Hiç vaz geçmeden, daima “Birlikte rahmet ayrılıkta azap var” diyeceğiz.

Ülkemiz adına birlikten, ülkümüz adına birlikten, milletimiz adına birlikten, yarınlarımız adına birlikten söz edeceğiz.

Dört tarafta ihanet kol gezerken ve içerde de taşeronlar ayrılık ateşine odun atmaya çalışırken biz hep Şah-ı Bektaşi gibi “Bir olalım, iri olalım, diri olalım” diyeceğiz.

Bin yıldır kardeşçe yaşanan bu topraklarda gelecek bin yılı da birlikte yaşamak için, Akif gibi “Girmeden tefrika bir millete, düşman giremez; Toplu vurdukça yürekler, onu top sindiremez.” Diyeceğiz.

Unutmayacağız Alparslan’ın duasını, Osman Gazi’nin idealini, Fatih’in Kızıl Elma’sını, Atatürk’ün hitabesini…

Yürekten bir iman ile yaşadığımız topraklara milliyetçiliğin millete karşılıksız hizmet ile olduğu bilinciyle hizmet edeceğiz.
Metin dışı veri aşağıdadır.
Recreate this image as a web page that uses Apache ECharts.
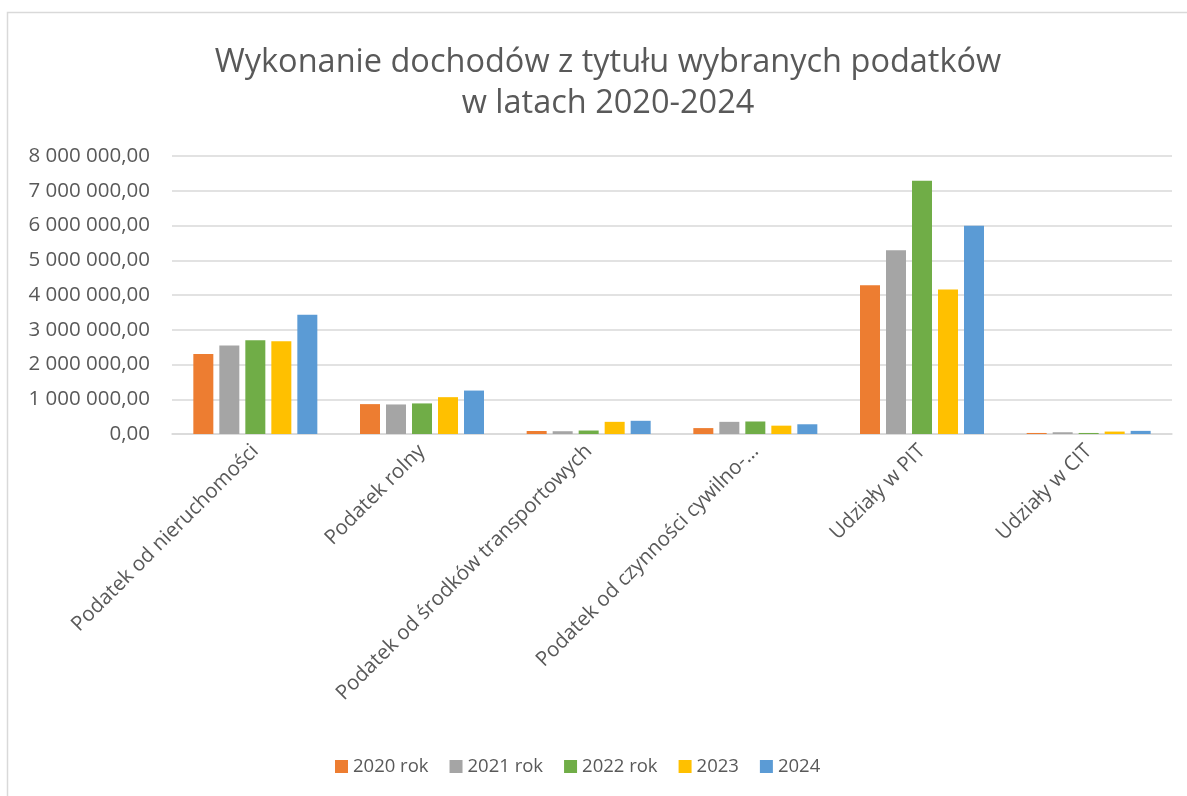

Çünkü bu topraklar ecdadın emaneti ise milletçe de birliğimize halel getirecek tutumlardan uzak duracağız.

Nitekim, Türk milleti de bu noktada gereken hassasiyeti göstermiş, çağlar boyunca “Türk Cihan Hakimiyeti” diyerek, on asırdır da “Allah Davası” inanışı ile nesilden nesile emaneti muhafaza etmeye gayret etmiştir.

Buradan hareket ile, Türk milletinin tarihi misyonunu ebedi bir ülkü olarak, büyük bir medeniyet mefkuresi şeklinde yarınlara taşımayı gaye edinen milletimiz de emanete liyakat noktasında vazifesini tam olarak ifa etmelidir.

Kendilerine devredilen hak ve hakikat mücadelesini aynı hakkaniyet ile yaşamalı ve yaşatmalıdır.

Bunu yaparken de bir ahde ve vefa şuurunu unutmadan, ilim-iman coşkusu ile atiye taşımalıdır.

Evet!

Zaman, toplumun tamamını birlik ruhu ile bütünleştirecek şekilde insani, İslami, milli şuur ile kucaklama zamanıdır.

Bu şuur diri tutuldukça, milletçe bir kenetlenme sağlandıkça yarınlarımızı güvenle inşa edebileceğimiz hakikatine olan inancımızda kuvvetlenecektir.

O zaman bir kez daha hatırlatalım:

Birlikte rahmet ayrılıkta azap vardır.